Derivatives in the cryptocurrency market (2)
Cryptocurrency trading and investing are still becoming increasingly popular. As more people are drawn to the young market, more financial products are becoming available to speculate on price movements. These products derive their value from an underlying asset, the spot market, and are known as derivatives. Most of these are based on Bitcoin, but we can see than an increasing number of cryptocurrencies are targeted to have their own derivatives.
There are currently multiple derivatives available to trade on the cryptocurrency market. Each has its own advantages compared to simply trading the spot price.
Simply put, futures are contracts to buy or sell a certain product in the future at a specified price. A lot of future traders do not actually wish to own the underlying asset and therefore close their position before expiration. While futures usually have an expiration date, there are a lot of perpetual futures available when it comes to trading cryptocurrencies.
Futures allow for the possibility to leverage your capital as exchanges currently offer up to 125x leverage for their future contracts. The exact leverage differs per exchange and product. Futures used for both speculation as well as hedging since short positions are possible.
The derivative product in the cryptocurrency market with the highest trading volume is the perpetual swap. This product acts like a future without any expiration date. However, a feature that is unique to the perpetual swap is the funding rate. When the price of the perpetual swap moves above the spot price, those that are long must pay the funding rate to those with short positions. The opposite is true when the spot price is less than the price of the perpetual swap. In this way, the holders of the perpetual swaps are incentivized to close their positions when the price is too far from the spot price and they are supposed to pay for holding their positions. By closing their positions, they push the price of the perpetual swap towards the spot price.
The use of the term “perpetual swap” in the cryptocurrency market is technically incorrect. A traditional swap is a series of forward contracts, which are agreements in advance to make a trade at a certain date at a certain price. The only time money is exchanged is at the expiration of the contract.
Traditionally speaking, transactions of swaps are OTC transactions that are not subject to direct regulation, whereas futures are traded on the exchange. On cryptocurrency markets, the perpetual swaps are openly traded on exchanges.
CFD’s, or Contracts for Difference, are similar to futures although futures are usually traded on exchanges between traders whereas CFDs are often directly traded with brokers. With CFDs, it is also never meant for the ownership of the underlying asset to change hands but strictly to speculate on price movements. Just as with futures, CFDs can be used to both speculate as well as hedge by short selling.

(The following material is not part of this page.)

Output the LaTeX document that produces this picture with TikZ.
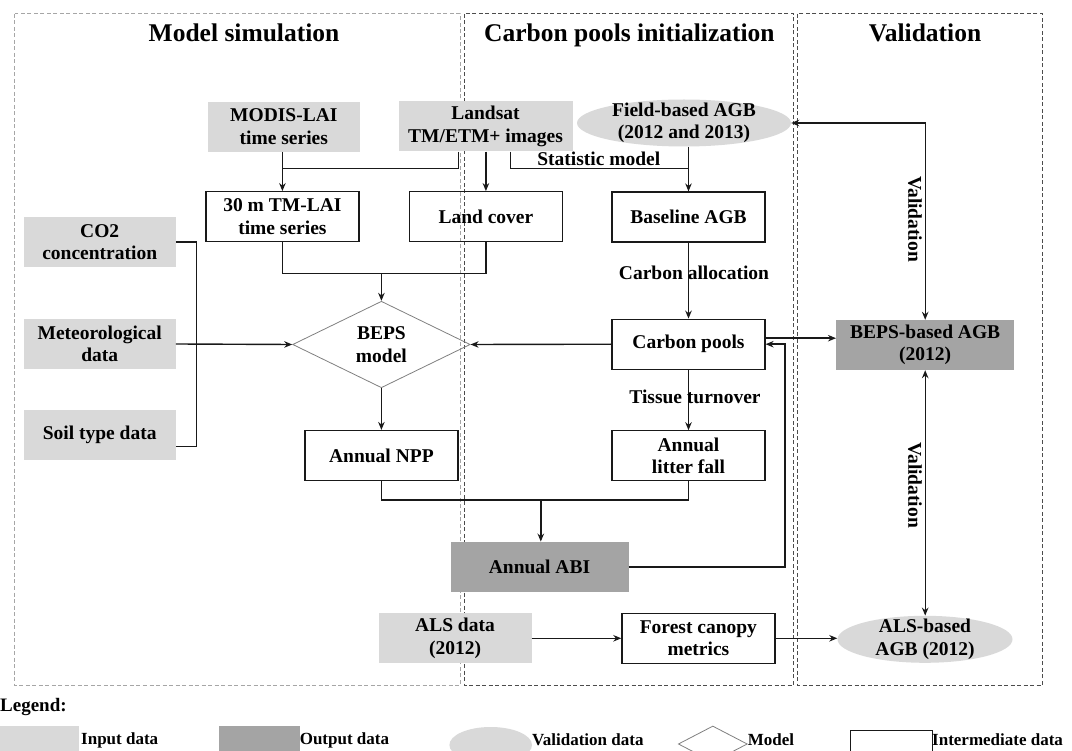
\documentclass[tikz,border=0pt]{standalone}
\usepackage{fontspec}
\setmainfont{Liberation Serif}
\usetikzlibrary{shapes.geometric,arrows.meta}
\definecolor{ingray}{RGB}{217,217,217}
\definecolor{outgray}{RGB}{164,164,164}
\definecolor{linecol}{RGB}{25,25,25}
\newcommand{\bodyfont}{\fontsize{19.5}{22.5}\selectfont\bfseries}
\newcommand{\titlefont}{\fontsize{25.5}{30}\selectfont\bfseries}
\newcommand{\legfont}{\fontsize{17}{20}\selectfont\bfseries}
\begin{document}
\begin{tikzpicture}[x=1pt,y=-1pt,
  inbox/.style={rectangle, fill=ingray, draw=none, minimum width=152pt, minimum height=50pt, inner sep=2pt, align=center, font=\bodyfont},
  outbox/.style={rectangle, fill=outgray, draw=none, minimum width=152pt, minimum height=50pt, inner sep=2pt, align=center, font=\bodyfont},
  midbox/.style={rectangle, draw=linecol, line width=1.2pt, minimum width=153pt, minimum height=50pt, inner sep=2pt, align=center, font=\bodyfont},
  valell/.style={ellipse, fill=ingray, draw=none, inner sep=0pt},
  modelshape/.style={diamond, draw=gray, line width=0.8pt, inner sep=0pt, align=center, font=\bodyfont},
  lbl/.style={inner sep=0pt, font=\bodyfont, align=center},
  legtext/.style={inner sep=0pt, font=\legfont, anchor=west},
  ttl/.style={inner sep=0pt, font=\titlefont, anchor=base},
  conn/.style={draw=linecol, line width=1.4pt},
  arr/.style={-{Stealth[length=8pt,width=6.5pt]}},
  darr/.style={{Stealth[length=8pt,width=6.5pt]}-{Stealth[length=8pt,width=6.5pt]}},
  panelA/.style={draw=gray!70, line width=1pt, dash pattern=on 4pt off 2.5pt},
  panelB/.style={draw=black!70, line width=1pt, dash pattern=on 4pt off 2.5pt}]
\useasboundingbox (0,0) rectangle (1072,751);
\clip (0,0) rectangle (1072,751);
\fill[white] (0,0) rectangle (1072,751);

% panels
\draw[panelA] (14.5,14) rectangle (460,685);
\draw[panelB] (464,14) rectangle (793.5,685);
\draw[panelB] (797.5,14) rectangle (1042.7,685);

% titles
\node[ttl] (t1) at (244,41.7) {Model simulation};
\node[ttl] (t2) at (629.4,41.7) {Carbon pools initialization};
\node[ttl] (t3) at (925,41.7) {Validation};

% nodes
\node[inbox] (modis) at (283.8,126.7) {MODIS-LAI\\time series};
\node[inbox, minimum width=174pt] (landsat) at (485.5,126.5) {Landsat\\TM/ETM+ images};
\node[valell, minimum width=214pt, minimum height=47pt,
      label={[lbl]center:{Field-based AGB\\(2012 and 2013)}}] (field) at (684,123) {};
\node[midbox] (tmlai) at (282.4,216.7) {30 m TM-LAI\\time series};
\node[midbox] (landcover) at (485.9,216.7) {Land cover};
\node[midbox] (baseline) at (688.5,217) {Baseline AGB};
\node[inbox] (co2) at (99.7,242) {CO2\\concentration};
\node[inbox] (met) at (99.7,344) {Meteorological\\data};
\node[inbox] (soil) at (99.7,434.7) {Soil type data};
\node[modelshape, minimum width=177.5pt, minimum height=74.4pt] (beps) at (381.4,344.5) {BEPS\\model};
\node[midbox] (npp) at (381.4,455.5) {Annual NPP};
\node[midbox] (carbon) at (688.5,344.2) {Carbon pools};
\node[midbox] (litter) at (688.5,455.8) {Annual\\litter fall};
\node[outbox, minimum width=178pt] (abi) at (539.5,566.8) {Annual ABI};
\node[outbox, minimum width=178pt] (bepsagb) at (925.2,345) {BEPS-based AGB\\(2012)};
\node[inbox, minimum width=153pt] (als) at (455,638.3) {ALS data\\(2012)};
\node[midbox] (forest) at (698.4,638.3) {Forest canopy\\metrics};
\node[valell, minimum width=175pt, minimum height=47pt,
      label={[lbl]center:{ALS-based\\AGB (2012)}}] (alsagb) at (925,639.3) {};

% connectors
\coordinate (j1) at (282.4,168.3);
\draw[conn] ([xshift=-27.2pt]landsat.south) |- (j1);
\draw[conn,arr] (modis.south -| tmlai.north) -- (tmlai.north);
\draw[conn,arr] (landsat.south -| landcover.north) -- (landcover.north);
\coordinate (j2) at (688.5,168.3);
\draw[conn] ([xshift=24.8pt]landsat.south) |- (j2);
\node[lbl, anchor=base] (statlbl) at (598.8,166) {Statistic model};
\draw[conn,arr] (field.south -| baseline.north) -- (baseline.north);

\coordinate (j3) at (381.4,273.3);
\draw[conn] (tmlai.south) |- (j3) -| (landcover.south);
\draw[conn,arr] (j3) -- (beps.north);

\coordinate (bx) at (196.3,0);
\draw[conn] (co2.east) -| ([yshift=-12pt]soil.east -| bx) -- ([yshift=-12pt]soil.east);
\draw[conn,arr] (met.east) -- (beps.west);
\draw[conn,arr] (carbon.west) -- (beps.east);
\draw[conn,arr] (beps.south) -- (npp.north);

\draw[conn,arr] (baseline.south) -- (carbon.north);
\node[lbl] (allocl) at (694,273.3) {Carbon allocation};
\draw[conn,arr] (carbon.south) -- (litter.north);
\node[lbl] (tissuel) at (695,396.7) {Tissue turnover};

\coordinate (j4) at (540.8,500);
\draw[conn] (npp.south) |- (j4) -| (litter.south);
\draw[conn,arr] (j4) -- (j4 |- abi.north);

\coordinate (lx) at (785,0);
\draw[conn,arr] (abi.east) -| (lx |- carbon.east) -- (carbon.east);
\draw[conn,arr] ([yshift=6pt]carbon.east) -- ([yshift=6pt]carbon.east -| bepsagb.west);

\draw[conn,darr] (field.east) -| (bepsagb.north);
\node[lbl, rotate=-90] (val1) at (915,219) {Validation};
\draw[conn,darr] (bepsagb.south) -- (bepsagb.south |- alsagb.north);
\node[lbl, rotate=-90] (val2) at (915,485) {Validation};

\draw[conn,arr] (als.east) -- (als.east -| forest.west);
\draw[conn,arr] (forest.east) -- (forest.east -| alsagb.west);

% legend
\node[legtext, anchor=base west, font=\fontsize{19}{22}\selectfont\bfseries] (leg) at (0,711) {Legend:};
\node[inbox, minimum width=78.5pt, minimum height=32pt, anchor=north west, inner sep=0pt] (lin) at (0,726) {};
\node[legtext] (lintext) at (81,740) {Input data};
\node[outbox, minimum width=80.6pt, minimum height=32pt, anchor=north west, inner sep=0pt] (lout) at (219,726) {};
\node[legtext] (louttext) at (299.6,740) {Output data};
\node[valell, minimum width=82.6pt, minimum height=36pt] (lval) at (490.7,745) {};
\node[legtext] (lvaltext) at (532,740) {Validation data};
\node[modelshape, minimum width=69pt, minimum height=36pt] (lmod) at (712.8,744) {};
\node[legtext] (lmodtext) at (lmod.east |- lvaltext.west) {Model};
\node[midbox, minimum width=82.5pt, minimum height=30pt, anchor=north west, inner sep=0pt] (lmid) at (849.5,730) {};
\node[legtext] (lmidtext) at (932,740) {Intermediate data};
\end{tikzpicture}
\end{document}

There are both call and put options. Call options give the holder the right to buy the underlying asset at a specified price, known as the strike, and have an expiration date at which this is possible. The same goes for put options. Only here, the holder has the right to sell the underlying asset at the strike at the expiration date.
Writing options is also a possibility. When you write a call option, you have the obligation to sell the underlying asset at the strike at expiration. When writing a put option, you will be obligated to buy the underlying asset at the strike
The possible trading strategies with options seem endless due to the many ways options with different strike prices and expiration dates can be combined. They can be used both to directly speculate or simply lower risk of an investment in the underlying asset.
ETP’s, or Exchange-Traded Product, are products on the traditional stock markets that are backed by other asset(s). During the second half of 2018 the first ETP was launched in Switzerland, the Amun Crypto Basket Index ETP. The assets that this ETP represented, were the five largest cryptocurrencies by market cap at the time of launch. Last year, another ETP was launched in Switzerland. This time it was fully backed by Bitcoin.
The ETP is not used to hedge existing positions in cryptocurrencies but merely to gain exposure through the stock market in this case.